| Task statement |
Quote, verbatim, all material below, without pictures.

| Dataset section |

-*-*-

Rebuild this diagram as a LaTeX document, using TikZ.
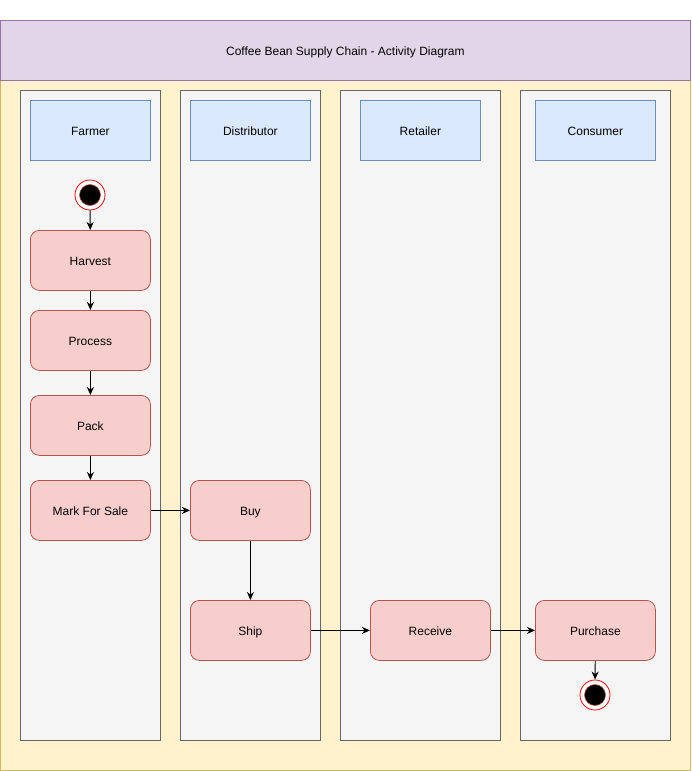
\documentclass[tikz,border=0pt]{standalone}
\usepackage{fontspec}
\setmainfont{Liberation Sans}
\usetikzlibrary{arrows.meta}
\definecolor{titlefill}{HTML}{E1D5E7}
\definecolor{titledraw}{HTML}{9673A6}
\definecolor{poolfill}{HTML}{FFF2CC}
\definecolor{pooldraw}{HTML}{D6B656}
\definecolor{lanefill}{HTML}{F5F5F5}
\definecolor{lanedraw}{HTML}{666666}
\definecolor{headfill}{HTML}{DAE8FC}
\definecolor{headdraw}{HTML}{6C8EBF}
\definecolor{actfill}{HTML}{F8CECC}
\definecolor{actdraw}{HTML}{B85450}
\definecolor{ringred}{HTML}{FF0000}
\tikzset{
  box/.style={draw, line width=0.8pt, inner sep=0pt, anchor=north west, text height=10.8pt, text depth=0pt, font=\fontsize{12}{14}\selectfont},
  lanebox/.style={box, fill=lanefill, draw=lanedraw},
  headbox/.style={box, fill=headfill, draw=headdraw, minimum width=120pt, minimum height=60pt},
  actbox/.style={box, fill=actfill, draw=actdraw, rounded corners=9pt, minimum width=120pt, minimum height=60pt},
  ring/.style={circle, draw=ringred, fill=white, line width=0.8pt, minimum size=30pt, inner sep=0pt},
  dot/.style={circle, fill=black, draw=actdraw, line width=0.6pt, minimum size=21pt, inner sep=0pt},
  flow/.style={draw=black, line width=0.9pt, -{Stealth[length=8pt,width=7pt,inset=2.5pt]}}
}
\begin{document}
\begin{tikzpicture}[x=1pt,y=-1pt]
\useasboundingbox (0,0) rectangle (691,771);
% pool
\node[box, fill=poolfill, draw=pooldraw, minimum width=690pt, minimum height=690pt] (pool) at (0,80) {};
\node[box, fill=titlefill, draw=titledraw, minimum width=690pt, minimum height=60pt] (title) at (0,20) {Coffee Bean Supply Chain - Activity Diagram};
% lanes
\node[lanebox, minimum width=140pt, minimum height=650pt] (lane1) at (20,90) {};
\node[lanebox, minimum width=140pt, minimum height=650pt] (lane2) at (180,90) {};
\node[lanebox, minimum width=160pt, minimum height=650pt] (lane3) at (340,90) {};
\node[lanebox, minimum width=150pt, minimum height=650pt] (lane4) at (520,90) {};
% headers
\node[headbox] (h1) at (30,100) {Farmer};
\node[headbox] (h2) at (190,100) {Distributor};
\node[headbox] (h3) at (360,100) {Retailer};
\node[headbox] (h4) at (535,100) {Consumer};
% start
\node[ring] (start) at (90,195) {};
\node[dot] (startdot) at (start.center) {};
% activities
\node[actbox] (harvest) at (30,230) {Harvest};
\node[actbox] (process) at (30,310) {Process};
\node[actbox] (pack) at (30,395) {Pack};
\node[actbox] (mark) at (30,480) {Mark For Sale};
\node[actbox] (buy) at (190,480) {Buy};
\node[actbox] (ship) at (190,600) {Ship};
\node[actbox] (receive) at (370,600) {Receive};
\node[actbox] (purchase) at (535,600) {Purchase};
% end
\node[ring] (stop) at (595,695) {};
\node[dot] (stopdot) at (stop.center) {};
% flows
\draw[flow] (start) -- (harvest);
\draw[flow] (harvest) -- (process);
\draw[flow] (process) -- (pack);
\draw[flow] (pack) -- (mark);
\draw[flow] (mark) -- (buy);
\draw[flow] (buy) -- (ship);
\draw[flow] (ship) -- (receive);
\draw[flow] (receive) -- (purchase);
\draw[flow] (purchase) -- (stop);
\end{tikzpicture}
\end{document}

-*-*-

| Task result |
Rebuild this diagram as a LaTeX document, using TikZ.
\documentclass[tikz,border=0pt]{standalone}
\usepackage{fontspec}
\setmainfont{Liberation Sans}
\usetikzlibrary{arrows.meta}
\definecolor{titlefill}{HTML}{E1D5E7}
\definecolor{titledraw}{HTML}{9673A6}
\definecolor{poolfill}{HTML}{FFF2CC}
\definecolor{pooldraw}{HTML}{D6B656}
\definecolor{lanefill}{HTML}{F5F5F5}
\definecolor{lanedraw}{HTML}{666666}
\definecolor{headfill}{HTML}{DAE8FC}
\definecolor{headdraw}{HTML}{6C8EBF}
\definecolor{actfill}{HTML}{F8CECC}
\definecolor{actdraw}{HTML}{B85450}
\definecolor{ringred}{HTML}{FF0000}
\tikzset{
  box/.style={draw, line width=0.8pt, inner sep=0pt, anchor=north west, text height=10.8pt, text depth=0pt, font=\fontsize{12}{14}\selectfont},
  lanebox/.style={box, fill=lanefill, draw=lanedraw},
  headbox/.style={box, fill=headfill, draw=headdraw, minimum width=120pt, minimum height=60pt},
  actbox/.style={box, fill=actfill, draw=actdraw, rounded corners=9pt, minimum width=120pt, minimum height=60pt},
  ring/.style={circle, draw=ringred, fill=white, line width=0.8pt, minimum size=30pt, inner sep=0pt},
  dot/.style={circle, fill=black, draw=actdraw, line width=0.6pt, minimum size=21pt, inner sep=0pt},
  flow/.style={draw=black, line width=0.9pt, -{Stealth[length=8pt,width=7pt,inset=2.5pt]}}
}
\begin{document}
\begin{tikzpicture}[x=1pt,y=-1pt]
\useasboundingbox (0,0) rectangle (691,771);
% pool
\node[box, fill=poolfill, draw=pooldraw, minimum width=690pt, minimum height=690pt] (pool) at (0,80) {};
\node[box, fill=titlefill, draw=titledraw, minimum width=690pt, minimum height=60pt] (title) at (0,20) {Coffee Bean Supply Chain - Activity Diagram};
% lanes
\node[lanebox, minimum width=140pt, minimum height=650pt] (lane1) at (20,90) {};
\node[lanebox, minimum width=140pt, minimum height=650pt] (lane2) at (180,90) {};
\node[lanebox, minimum width=160pt, minimum height=650pt] (lane3) at (340,90) {};
\node[lanebox, minimum width=150pt, minimum height=650pt] (lane4) at (520,90) {};
% headers
\node[headbox] (h1) at (30,100) {Farmer};
\node[headbox] (h2) at (190,100) {Distributor};
\node[headbox] (h3) at (360,100) {Retailer};
\node[headbox] (h4) at (535,100) {Consumer};
% start
\node[ring] (start) at (90,195) {};
\node[dot] (startdot) at (start.center) {};
% activities
\node[actbox] (harvest) at (30,230) {Harvest};
\node[actbox] (process) at (30,310) {Process};
\node[actbox] (pack) at (30,395) {Pack};
\node[actbox] (mark) at (30,480) {Mark For Sale};
\node[actbox] (buy) at (190,480) {Buy};
\node[actbox] (ship) at (190,600) {Ship};
\node[actbox] (receive) at (370,600) {Receive};
\node[actbox] (purchase) at (535,600) {Purchase};
% end
\node[ring] (stop) at (595,695) {};
\node[dot] (stopdot) at (stop.center) {};
% flows
\draw[flow] (start) -- (harvest);
\draw[flow] (harvest) -- (process);
\draw[flow] (process) -- (pack);
\draw[flow] (pack) -- (mark);
\draw[flow] (mark) -- (buy);
\draw[flow] (buy) -- (ship);
\draw[flow] (ship) -- (receive);
\draw[flow] (receive) -- (purchase);
\draw[flow] (purchase) -- (stop);
\end{tikzpicture}
\end{document}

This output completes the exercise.